Having worked with/for certain authorities for many years, Rick, I can only advice you to stay out of it, keep your “ears” open, ask no questions but listen to everybody. (and read the papers a lot, look for names of those involved)
She may have taken pills as an act of suicide then at the last moment dragged her way out of her chosen death bed and towards whatever salvation she though was possible, this is the most common scenario.
The cats or other animals would have meant nothing at this stage in her life if she really wanted to suicide, by then she would have resolved in her ill mind some way or another (right or wrong) by which the animals would have been looked after.
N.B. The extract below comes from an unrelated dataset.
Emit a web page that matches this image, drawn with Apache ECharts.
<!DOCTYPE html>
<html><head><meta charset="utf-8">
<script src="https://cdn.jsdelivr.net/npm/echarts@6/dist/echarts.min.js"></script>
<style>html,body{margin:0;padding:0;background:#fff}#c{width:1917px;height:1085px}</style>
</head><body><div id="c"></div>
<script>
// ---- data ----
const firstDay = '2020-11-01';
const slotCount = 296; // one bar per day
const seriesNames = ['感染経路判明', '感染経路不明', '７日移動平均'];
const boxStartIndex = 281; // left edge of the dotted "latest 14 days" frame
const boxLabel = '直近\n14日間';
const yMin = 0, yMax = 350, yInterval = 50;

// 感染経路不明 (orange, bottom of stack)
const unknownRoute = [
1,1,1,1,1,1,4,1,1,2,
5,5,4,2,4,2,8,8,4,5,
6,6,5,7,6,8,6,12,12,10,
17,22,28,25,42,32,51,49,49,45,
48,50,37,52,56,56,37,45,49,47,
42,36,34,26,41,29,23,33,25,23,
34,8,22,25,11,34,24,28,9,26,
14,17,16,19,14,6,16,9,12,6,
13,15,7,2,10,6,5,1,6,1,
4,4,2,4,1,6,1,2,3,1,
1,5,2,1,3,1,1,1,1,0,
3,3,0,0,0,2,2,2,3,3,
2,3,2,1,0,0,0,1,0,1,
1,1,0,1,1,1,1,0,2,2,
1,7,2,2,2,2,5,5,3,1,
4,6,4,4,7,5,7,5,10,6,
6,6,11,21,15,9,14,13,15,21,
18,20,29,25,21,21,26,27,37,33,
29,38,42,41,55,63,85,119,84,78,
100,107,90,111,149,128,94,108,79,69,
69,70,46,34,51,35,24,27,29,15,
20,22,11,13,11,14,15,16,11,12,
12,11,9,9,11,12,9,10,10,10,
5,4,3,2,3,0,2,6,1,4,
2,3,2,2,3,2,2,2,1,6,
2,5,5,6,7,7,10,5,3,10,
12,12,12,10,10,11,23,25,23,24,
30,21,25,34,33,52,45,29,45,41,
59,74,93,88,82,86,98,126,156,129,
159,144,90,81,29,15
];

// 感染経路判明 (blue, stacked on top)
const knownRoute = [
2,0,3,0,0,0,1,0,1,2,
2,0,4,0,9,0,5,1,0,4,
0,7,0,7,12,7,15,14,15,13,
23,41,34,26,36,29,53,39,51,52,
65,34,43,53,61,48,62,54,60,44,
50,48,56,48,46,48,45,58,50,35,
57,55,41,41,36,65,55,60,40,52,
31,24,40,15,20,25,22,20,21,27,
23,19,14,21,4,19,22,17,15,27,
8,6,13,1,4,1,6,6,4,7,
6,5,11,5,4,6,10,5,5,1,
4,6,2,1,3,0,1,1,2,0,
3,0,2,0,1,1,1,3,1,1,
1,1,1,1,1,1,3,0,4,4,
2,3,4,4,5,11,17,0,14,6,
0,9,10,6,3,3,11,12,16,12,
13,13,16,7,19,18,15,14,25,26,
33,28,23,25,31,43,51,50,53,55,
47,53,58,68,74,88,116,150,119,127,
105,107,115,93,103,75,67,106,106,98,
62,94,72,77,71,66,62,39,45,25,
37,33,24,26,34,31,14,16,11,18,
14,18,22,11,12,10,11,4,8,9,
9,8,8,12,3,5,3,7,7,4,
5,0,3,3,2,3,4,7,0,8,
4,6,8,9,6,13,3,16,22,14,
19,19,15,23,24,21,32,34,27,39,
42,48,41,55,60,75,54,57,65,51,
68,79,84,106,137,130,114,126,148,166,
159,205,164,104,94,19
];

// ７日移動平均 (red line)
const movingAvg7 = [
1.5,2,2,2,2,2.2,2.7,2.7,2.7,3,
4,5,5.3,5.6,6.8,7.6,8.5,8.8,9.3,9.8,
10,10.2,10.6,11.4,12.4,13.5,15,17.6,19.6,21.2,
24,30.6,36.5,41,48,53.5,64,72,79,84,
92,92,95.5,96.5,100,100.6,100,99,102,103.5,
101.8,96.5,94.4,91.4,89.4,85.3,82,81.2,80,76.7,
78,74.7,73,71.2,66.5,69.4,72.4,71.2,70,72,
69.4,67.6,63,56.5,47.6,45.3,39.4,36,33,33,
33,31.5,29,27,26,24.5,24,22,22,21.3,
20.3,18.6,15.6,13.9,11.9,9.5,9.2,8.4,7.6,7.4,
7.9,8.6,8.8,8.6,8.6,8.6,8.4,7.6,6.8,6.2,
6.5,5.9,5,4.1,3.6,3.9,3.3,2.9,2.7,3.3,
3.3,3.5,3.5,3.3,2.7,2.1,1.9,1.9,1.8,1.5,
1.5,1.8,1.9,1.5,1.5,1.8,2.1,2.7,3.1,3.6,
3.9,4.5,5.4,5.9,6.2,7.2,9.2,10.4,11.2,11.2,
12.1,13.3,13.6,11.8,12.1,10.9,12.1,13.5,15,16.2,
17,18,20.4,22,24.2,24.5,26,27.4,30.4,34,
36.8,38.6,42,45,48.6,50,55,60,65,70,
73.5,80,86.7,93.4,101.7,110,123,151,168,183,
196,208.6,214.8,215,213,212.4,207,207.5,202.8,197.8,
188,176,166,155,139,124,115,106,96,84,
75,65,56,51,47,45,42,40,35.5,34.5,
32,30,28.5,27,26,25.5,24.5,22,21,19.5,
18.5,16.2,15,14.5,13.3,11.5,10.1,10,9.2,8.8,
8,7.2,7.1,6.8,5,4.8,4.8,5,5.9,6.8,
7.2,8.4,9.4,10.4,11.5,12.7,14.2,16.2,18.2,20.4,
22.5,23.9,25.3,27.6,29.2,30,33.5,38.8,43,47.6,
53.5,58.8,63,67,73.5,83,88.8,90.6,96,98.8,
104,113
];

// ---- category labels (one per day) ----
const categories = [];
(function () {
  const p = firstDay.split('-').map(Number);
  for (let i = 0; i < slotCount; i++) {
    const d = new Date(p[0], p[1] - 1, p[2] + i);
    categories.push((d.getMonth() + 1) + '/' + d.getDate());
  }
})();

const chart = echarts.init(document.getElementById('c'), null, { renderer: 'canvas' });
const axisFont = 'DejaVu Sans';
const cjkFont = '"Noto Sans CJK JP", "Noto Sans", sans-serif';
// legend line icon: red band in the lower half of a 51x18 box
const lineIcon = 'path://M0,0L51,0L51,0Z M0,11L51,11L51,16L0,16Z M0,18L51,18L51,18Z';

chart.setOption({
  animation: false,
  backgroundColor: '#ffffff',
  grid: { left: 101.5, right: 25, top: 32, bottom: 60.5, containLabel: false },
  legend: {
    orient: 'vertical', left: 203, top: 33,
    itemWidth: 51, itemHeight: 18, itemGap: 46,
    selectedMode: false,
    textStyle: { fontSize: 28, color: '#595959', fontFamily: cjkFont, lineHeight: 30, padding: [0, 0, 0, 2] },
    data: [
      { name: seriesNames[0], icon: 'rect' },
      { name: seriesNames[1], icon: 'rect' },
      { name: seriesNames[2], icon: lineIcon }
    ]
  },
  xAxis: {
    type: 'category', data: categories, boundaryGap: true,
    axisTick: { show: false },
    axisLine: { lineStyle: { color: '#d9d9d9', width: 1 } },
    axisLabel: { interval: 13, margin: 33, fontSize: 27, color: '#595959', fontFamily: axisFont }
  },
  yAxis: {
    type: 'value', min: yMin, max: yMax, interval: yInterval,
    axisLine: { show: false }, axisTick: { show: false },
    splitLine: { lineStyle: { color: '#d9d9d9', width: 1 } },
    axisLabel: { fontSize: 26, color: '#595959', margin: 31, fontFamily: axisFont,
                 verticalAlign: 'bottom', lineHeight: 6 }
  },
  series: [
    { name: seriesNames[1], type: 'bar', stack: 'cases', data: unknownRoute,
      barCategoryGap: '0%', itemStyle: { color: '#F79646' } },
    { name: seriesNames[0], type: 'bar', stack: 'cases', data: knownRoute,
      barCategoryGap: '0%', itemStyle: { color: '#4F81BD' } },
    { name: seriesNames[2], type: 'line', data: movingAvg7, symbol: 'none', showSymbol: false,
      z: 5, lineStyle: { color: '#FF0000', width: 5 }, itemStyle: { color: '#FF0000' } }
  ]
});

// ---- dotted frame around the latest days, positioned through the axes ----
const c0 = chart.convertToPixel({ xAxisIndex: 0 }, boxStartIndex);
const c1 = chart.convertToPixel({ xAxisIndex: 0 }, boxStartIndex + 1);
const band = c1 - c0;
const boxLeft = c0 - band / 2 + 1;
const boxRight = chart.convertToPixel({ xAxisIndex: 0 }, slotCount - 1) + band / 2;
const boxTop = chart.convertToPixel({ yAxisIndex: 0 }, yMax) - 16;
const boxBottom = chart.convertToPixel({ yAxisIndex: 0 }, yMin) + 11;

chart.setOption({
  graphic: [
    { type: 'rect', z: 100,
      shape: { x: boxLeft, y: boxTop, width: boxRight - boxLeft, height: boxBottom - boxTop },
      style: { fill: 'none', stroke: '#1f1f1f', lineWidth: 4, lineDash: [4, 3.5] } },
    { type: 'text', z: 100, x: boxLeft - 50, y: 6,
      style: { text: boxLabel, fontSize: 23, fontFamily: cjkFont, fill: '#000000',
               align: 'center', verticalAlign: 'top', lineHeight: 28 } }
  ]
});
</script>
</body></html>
If the boyfriend was mentioned in the death letter then the police have to question him, that doesn’t mean anything else than that he has to be questioned, don’t take it any further in your mind .. keep things neat … don’t add to the confusion.
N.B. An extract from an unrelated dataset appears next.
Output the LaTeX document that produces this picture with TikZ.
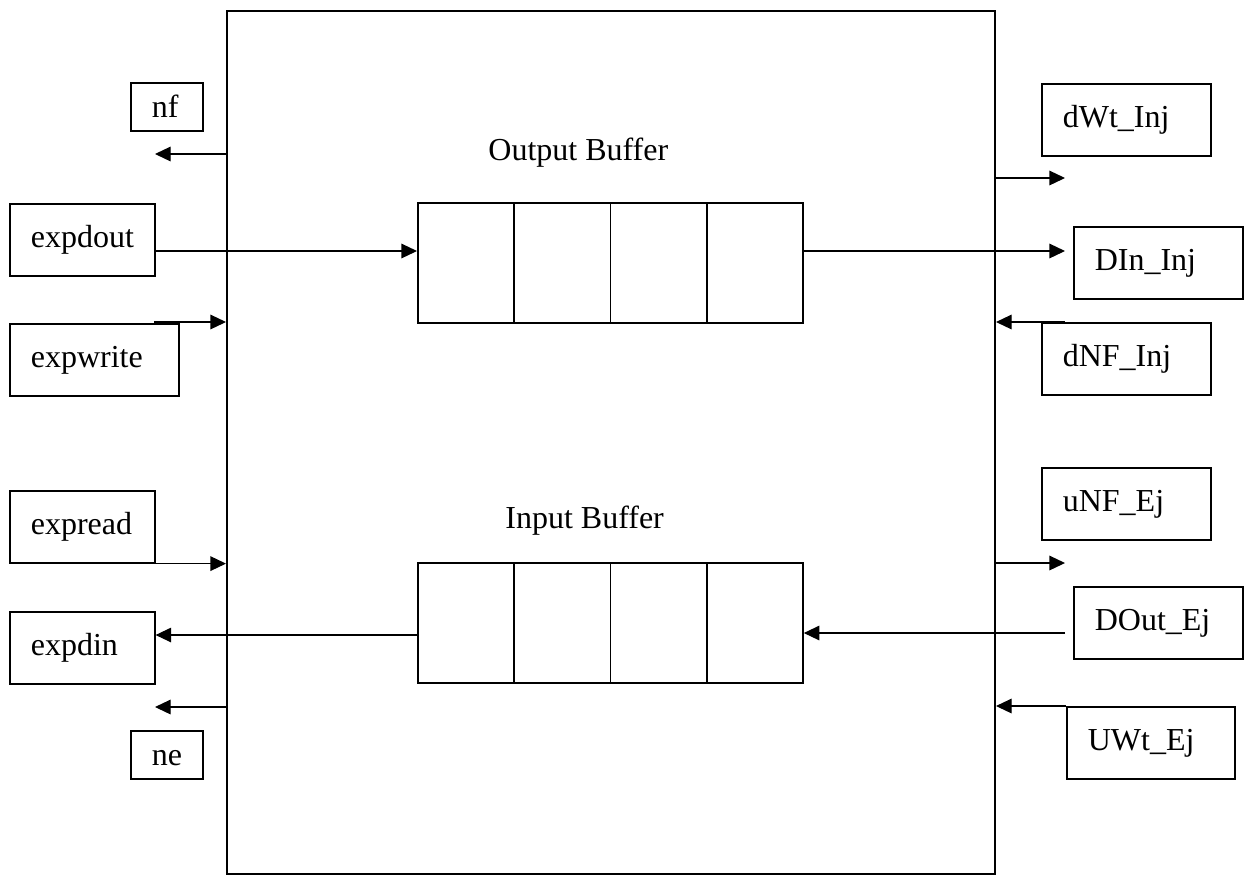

The answer is in your stomach …. gut feeling … how did you “feel” when you found out she was dead by suicide? .. the first feeling … 😦
Rick, how ghastly for you all. I can’t add anything to all that has written here. Be strong, patient and persistent, the answers will come. My deepest sympathy to you all.
My condolences to you and your family Rick.
I have, thank God, only known two people who have committed suicide and neither were related to me. One poor chap leapt from a window at the hospital were he was being treated for chronic depression caused by money worries so I guess there was no doubt in his mind what the outcome of his actions would be.
The other poor soul was somewhat different. He was a very clever guy who had degrees in medicine and was liked by all. He did not enter the medical research field and chose to do another job where he was known as ‘Prof’ to one and all. He had a few problems and I was shocked and saddened to hear that he had committed suicide, but the official view was that he may not have meant it to end in his death. He took certain substances which most certainly would have killed him but not outright and because other substances were found nearby that would have counteracted the first draft, it was thought that he only wanted to adopt what is known as ‘the cry for help.’ No one will ever know and I’m just wondering if your Sister-In-Law went too far with the dose in the hope that she would be found alive. I’m not suggesting that her problems were being ignored by you or anyone else but a verdict that inlcludes the phrase. ‘While the balance of the mind was disturbed’ is not uncommon.